**Problem to solve:** Extract every line from the records below that contains the word "code".
___ Data entries
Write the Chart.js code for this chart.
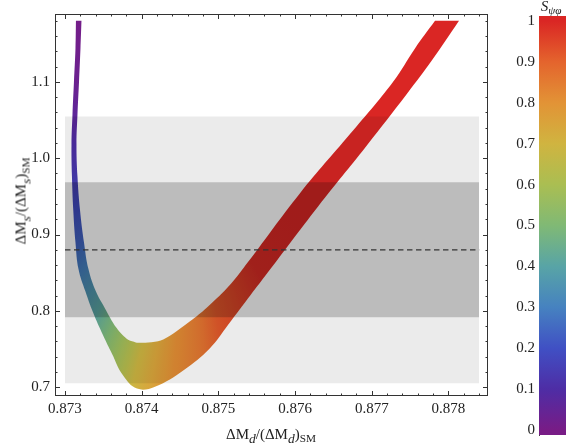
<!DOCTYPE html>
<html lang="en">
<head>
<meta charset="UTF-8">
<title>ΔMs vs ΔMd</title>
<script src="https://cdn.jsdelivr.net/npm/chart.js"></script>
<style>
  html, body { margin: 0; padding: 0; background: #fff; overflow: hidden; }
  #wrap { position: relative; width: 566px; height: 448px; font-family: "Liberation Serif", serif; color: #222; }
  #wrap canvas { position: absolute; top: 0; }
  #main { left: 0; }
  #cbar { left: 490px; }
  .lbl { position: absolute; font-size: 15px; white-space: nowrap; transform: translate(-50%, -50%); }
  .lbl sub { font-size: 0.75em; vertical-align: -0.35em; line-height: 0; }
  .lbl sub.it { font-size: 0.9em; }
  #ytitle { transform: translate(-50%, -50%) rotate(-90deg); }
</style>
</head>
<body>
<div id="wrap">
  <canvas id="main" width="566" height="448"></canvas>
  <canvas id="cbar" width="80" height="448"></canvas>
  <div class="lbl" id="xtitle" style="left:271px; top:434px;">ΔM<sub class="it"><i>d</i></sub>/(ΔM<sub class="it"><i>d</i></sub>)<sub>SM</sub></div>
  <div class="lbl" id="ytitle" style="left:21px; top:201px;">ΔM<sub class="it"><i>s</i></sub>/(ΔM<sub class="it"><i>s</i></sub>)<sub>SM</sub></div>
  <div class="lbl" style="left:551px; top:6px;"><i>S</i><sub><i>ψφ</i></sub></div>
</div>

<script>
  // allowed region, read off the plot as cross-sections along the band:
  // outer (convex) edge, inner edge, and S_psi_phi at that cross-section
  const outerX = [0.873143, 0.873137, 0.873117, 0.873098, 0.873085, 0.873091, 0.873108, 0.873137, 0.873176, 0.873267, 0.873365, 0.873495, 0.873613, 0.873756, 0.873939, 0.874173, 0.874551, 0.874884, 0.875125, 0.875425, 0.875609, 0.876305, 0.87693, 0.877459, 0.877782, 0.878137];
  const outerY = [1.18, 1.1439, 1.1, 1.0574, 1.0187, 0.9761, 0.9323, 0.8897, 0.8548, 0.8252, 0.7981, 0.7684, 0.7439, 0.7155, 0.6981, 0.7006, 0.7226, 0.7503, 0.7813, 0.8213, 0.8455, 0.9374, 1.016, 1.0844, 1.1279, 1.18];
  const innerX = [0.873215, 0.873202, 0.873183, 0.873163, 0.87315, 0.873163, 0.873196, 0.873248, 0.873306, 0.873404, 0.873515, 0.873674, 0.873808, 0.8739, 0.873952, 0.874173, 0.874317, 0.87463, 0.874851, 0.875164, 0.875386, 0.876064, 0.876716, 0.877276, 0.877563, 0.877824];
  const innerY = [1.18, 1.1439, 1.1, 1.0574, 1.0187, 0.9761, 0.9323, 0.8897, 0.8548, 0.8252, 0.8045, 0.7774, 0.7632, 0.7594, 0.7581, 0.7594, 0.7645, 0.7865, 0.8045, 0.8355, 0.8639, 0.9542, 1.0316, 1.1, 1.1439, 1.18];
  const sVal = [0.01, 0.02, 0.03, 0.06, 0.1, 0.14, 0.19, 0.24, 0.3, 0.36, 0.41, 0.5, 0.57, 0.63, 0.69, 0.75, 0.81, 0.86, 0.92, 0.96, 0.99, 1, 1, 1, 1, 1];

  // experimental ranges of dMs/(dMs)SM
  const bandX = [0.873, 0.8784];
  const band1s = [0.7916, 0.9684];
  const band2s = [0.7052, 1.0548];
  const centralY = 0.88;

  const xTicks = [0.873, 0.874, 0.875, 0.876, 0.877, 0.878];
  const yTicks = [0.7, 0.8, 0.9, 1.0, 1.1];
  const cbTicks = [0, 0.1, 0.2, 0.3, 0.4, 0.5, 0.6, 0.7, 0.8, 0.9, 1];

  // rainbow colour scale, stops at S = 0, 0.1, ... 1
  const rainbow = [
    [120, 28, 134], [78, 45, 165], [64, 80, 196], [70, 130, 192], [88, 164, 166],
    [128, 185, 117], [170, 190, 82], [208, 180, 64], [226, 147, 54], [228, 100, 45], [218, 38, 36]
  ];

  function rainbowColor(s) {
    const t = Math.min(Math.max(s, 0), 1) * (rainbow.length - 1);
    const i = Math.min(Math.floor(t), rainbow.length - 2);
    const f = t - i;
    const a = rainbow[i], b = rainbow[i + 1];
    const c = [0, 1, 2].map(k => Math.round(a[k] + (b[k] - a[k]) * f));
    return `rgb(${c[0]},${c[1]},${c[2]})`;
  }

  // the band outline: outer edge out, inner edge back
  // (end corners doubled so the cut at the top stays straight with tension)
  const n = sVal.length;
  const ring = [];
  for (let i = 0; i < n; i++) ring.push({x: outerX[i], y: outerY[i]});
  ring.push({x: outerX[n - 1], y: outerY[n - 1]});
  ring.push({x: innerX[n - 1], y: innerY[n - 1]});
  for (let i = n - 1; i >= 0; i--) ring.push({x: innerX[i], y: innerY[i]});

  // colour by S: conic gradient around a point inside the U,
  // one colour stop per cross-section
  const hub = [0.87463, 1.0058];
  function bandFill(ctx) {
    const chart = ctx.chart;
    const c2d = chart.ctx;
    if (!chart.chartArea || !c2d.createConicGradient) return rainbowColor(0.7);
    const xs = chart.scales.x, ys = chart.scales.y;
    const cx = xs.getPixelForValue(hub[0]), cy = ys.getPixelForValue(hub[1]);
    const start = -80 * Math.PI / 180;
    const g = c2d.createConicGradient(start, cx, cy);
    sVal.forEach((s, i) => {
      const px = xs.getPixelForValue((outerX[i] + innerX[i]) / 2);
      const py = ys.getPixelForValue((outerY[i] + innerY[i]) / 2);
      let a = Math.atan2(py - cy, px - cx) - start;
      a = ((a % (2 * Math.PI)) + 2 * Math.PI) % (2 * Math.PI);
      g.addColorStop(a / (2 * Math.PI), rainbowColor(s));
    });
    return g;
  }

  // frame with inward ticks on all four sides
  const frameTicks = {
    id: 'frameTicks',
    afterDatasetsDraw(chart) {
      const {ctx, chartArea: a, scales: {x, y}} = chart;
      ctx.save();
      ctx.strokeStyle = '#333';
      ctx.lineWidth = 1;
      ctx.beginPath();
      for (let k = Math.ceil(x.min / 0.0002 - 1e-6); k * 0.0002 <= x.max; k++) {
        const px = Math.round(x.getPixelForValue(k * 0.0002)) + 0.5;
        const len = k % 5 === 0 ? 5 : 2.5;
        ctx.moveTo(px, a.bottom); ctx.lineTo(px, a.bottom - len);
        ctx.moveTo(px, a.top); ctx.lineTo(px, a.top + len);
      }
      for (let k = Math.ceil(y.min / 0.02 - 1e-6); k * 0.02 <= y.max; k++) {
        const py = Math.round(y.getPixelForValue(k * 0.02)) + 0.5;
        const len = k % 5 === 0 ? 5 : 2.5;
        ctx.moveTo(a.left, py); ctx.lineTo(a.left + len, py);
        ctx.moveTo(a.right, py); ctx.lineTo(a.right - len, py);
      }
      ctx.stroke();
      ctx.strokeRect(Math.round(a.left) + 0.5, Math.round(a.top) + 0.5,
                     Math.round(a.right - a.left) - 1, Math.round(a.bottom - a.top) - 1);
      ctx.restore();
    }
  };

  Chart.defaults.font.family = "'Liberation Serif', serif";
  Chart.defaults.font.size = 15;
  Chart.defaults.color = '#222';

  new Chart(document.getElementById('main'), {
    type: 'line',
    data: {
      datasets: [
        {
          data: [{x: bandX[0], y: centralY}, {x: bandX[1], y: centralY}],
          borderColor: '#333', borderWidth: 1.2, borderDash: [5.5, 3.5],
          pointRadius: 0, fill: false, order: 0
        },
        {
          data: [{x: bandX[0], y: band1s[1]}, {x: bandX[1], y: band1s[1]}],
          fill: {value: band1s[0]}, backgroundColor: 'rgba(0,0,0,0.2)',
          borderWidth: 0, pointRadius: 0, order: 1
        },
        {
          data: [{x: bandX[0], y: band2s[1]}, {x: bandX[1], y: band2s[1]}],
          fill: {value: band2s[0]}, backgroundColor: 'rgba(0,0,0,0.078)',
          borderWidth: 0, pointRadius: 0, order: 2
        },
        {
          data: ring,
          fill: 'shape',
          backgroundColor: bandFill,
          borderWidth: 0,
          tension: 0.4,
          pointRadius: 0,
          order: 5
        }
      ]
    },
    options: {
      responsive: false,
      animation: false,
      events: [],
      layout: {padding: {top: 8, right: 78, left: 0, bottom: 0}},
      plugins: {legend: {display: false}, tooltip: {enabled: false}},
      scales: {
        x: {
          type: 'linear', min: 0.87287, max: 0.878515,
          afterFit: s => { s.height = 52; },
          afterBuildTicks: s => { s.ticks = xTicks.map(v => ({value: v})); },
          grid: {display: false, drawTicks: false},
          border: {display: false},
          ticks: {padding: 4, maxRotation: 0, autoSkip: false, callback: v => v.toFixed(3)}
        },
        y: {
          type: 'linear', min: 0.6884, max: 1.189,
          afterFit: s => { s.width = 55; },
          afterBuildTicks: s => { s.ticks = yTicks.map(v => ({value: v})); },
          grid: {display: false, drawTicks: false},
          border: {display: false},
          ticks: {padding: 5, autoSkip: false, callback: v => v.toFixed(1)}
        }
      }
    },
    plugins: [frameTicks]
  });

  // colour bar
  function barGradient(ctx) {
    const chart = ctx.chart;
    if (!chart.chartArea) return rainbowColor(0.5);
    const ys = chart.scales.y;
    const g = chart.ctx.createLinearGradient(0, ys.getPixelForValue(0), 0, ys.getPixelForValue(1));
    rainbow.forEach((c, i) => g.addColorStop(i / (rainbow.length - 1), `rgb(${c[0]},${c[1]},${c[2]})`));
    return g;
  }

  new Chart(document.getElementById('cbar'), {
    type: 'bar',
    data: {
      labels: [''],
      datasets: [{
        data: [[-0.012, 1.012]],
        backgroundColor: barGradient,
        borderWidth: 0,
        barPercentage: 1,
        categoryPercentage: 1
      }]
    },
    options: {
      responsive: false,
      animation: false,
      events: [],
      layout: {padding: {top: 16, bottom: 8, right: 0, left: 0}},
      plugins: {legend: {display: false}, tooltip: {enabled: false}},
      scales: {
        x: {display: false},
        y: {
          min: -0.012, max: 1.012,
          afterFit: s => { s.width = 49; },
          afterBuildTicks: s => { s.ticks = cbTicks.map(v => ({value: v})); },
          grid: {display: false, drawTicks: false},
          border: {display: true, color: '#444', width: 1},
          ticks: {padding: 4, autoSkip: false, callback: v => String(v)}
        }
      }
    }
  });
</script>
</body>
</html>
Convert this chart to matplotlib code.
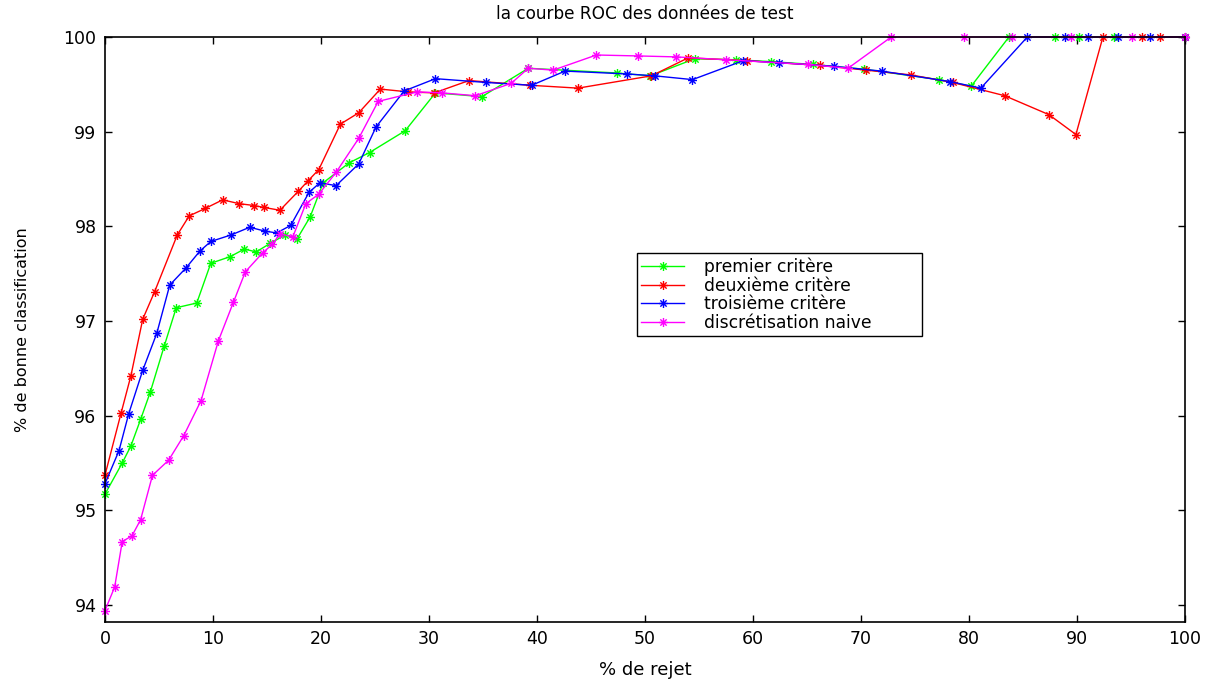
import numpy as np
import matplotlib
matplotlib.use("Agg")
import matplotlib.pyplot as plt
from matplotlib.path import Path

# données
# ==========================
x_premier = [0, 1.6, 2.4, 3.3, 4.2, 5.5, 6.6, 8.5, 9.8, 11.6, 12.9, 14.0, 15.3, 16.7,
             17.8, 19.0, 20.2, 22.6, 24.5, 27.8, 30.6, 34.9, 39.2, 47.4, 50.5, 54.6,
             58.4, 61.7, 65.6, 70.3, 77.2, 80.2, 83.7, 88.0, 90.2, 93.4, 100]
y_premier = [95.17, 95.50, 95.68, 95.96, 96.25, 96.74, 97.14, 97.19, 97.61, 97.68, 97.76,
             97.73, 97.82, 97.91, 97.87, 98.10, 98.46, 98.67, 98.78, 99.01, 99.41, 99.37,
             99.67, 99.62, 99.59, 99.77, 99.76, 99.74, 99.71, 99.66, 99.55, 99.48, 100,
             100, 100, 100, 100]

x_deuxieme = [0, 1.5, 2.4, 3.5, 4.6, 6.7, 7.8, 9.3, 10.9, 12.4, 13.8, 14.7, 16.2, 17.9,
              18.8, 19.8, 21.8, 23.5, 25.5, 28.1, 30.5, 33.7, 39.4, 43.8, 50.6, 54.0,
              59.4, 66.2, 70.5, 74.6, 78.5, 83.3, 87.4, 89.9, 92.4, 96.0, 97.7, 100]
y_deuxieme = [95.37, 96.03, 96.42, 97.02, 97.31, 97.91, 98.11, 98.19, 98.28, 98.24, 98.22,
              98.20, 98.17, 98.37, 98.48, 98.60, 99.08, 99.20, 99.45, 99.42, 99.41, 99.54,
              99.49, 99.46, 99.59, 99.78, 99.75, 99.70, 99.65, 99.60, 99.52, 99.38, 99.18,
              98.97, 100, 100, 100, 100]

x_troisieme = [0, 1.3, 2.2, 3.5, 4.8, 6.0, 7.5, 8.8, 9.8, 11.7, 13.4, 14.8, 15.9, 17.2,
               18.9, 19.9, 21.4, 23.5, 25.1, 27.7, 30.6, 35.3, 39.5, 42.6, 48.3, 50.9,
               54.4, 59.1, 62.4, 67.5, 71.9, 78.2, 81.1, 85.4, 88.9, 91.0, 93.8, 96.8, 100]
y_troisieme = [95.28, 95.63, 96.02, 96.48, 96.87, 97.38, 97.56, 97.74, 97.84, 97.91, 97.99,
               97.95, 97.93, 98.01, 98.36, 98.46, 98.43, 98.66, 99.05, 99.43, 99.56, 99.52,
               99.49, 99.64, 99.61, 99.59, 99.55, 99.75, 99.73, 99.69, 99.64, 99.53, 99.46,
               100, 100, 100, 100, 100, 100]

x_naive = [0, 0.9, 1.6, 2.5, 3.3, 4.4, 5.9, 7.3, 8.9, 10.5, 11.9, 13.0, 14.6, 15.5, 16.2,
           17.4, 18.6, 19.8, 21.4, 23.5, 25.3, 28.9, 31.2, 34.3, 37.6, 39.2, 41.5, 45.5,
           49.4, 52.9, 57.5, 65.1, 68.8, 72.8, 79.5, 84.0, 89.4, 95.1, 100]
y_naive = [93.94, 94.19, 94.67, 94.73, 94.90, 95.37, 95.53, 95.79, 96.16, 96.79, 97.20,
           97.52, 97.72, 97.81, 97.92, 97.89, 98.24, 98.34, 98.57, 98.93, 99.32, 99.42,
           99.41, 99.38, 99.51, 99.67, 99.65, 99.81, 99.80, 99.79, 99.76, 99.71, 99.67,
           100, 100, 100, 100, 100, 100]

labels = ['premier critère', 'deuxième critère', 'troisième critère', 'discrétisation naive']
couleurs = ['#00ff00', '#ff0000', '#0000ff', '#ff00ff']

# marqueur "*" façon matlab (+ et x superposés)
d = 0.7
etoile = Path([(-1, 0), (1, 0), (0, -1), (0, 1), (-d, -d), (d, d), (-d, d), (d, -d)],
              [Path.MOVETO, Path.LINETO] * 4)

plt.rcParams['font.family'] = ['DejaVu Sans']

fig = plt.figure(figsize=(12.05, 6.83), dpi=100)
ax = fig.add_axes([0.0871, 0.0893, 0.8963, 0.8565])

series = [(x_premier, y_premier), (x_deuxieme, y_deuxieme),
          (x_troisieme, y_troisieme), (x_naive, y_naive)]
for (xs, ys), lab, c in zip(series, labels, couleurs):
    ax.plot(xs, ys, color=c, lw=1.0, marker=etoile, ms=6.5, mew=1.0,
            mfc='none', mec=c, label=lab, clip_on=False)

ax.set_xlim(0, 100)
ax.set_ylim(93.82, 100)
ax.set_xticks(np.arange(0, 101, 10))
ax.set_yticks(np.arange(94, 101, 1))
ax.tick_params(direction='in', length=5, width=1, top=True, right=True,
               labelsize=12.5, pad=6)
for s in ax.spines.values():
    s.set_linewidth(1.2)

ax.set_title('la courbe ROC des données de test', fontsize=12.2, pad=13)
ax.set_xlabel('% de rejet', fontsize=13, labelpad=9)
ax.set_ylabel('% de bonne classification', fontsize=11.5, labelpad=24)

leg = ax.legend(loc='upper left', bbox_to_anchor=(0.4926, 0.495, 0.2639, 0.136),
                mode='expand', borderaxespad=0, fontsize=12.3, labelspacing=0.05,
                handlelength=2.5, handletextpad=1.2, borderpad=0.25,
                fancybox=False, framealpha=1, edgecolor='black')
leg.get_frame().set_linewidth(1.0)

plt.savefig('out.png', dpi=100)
______
**Exercise answer:**
Write the Chart.js code for this chart.
Convert this chart to matplotlib code.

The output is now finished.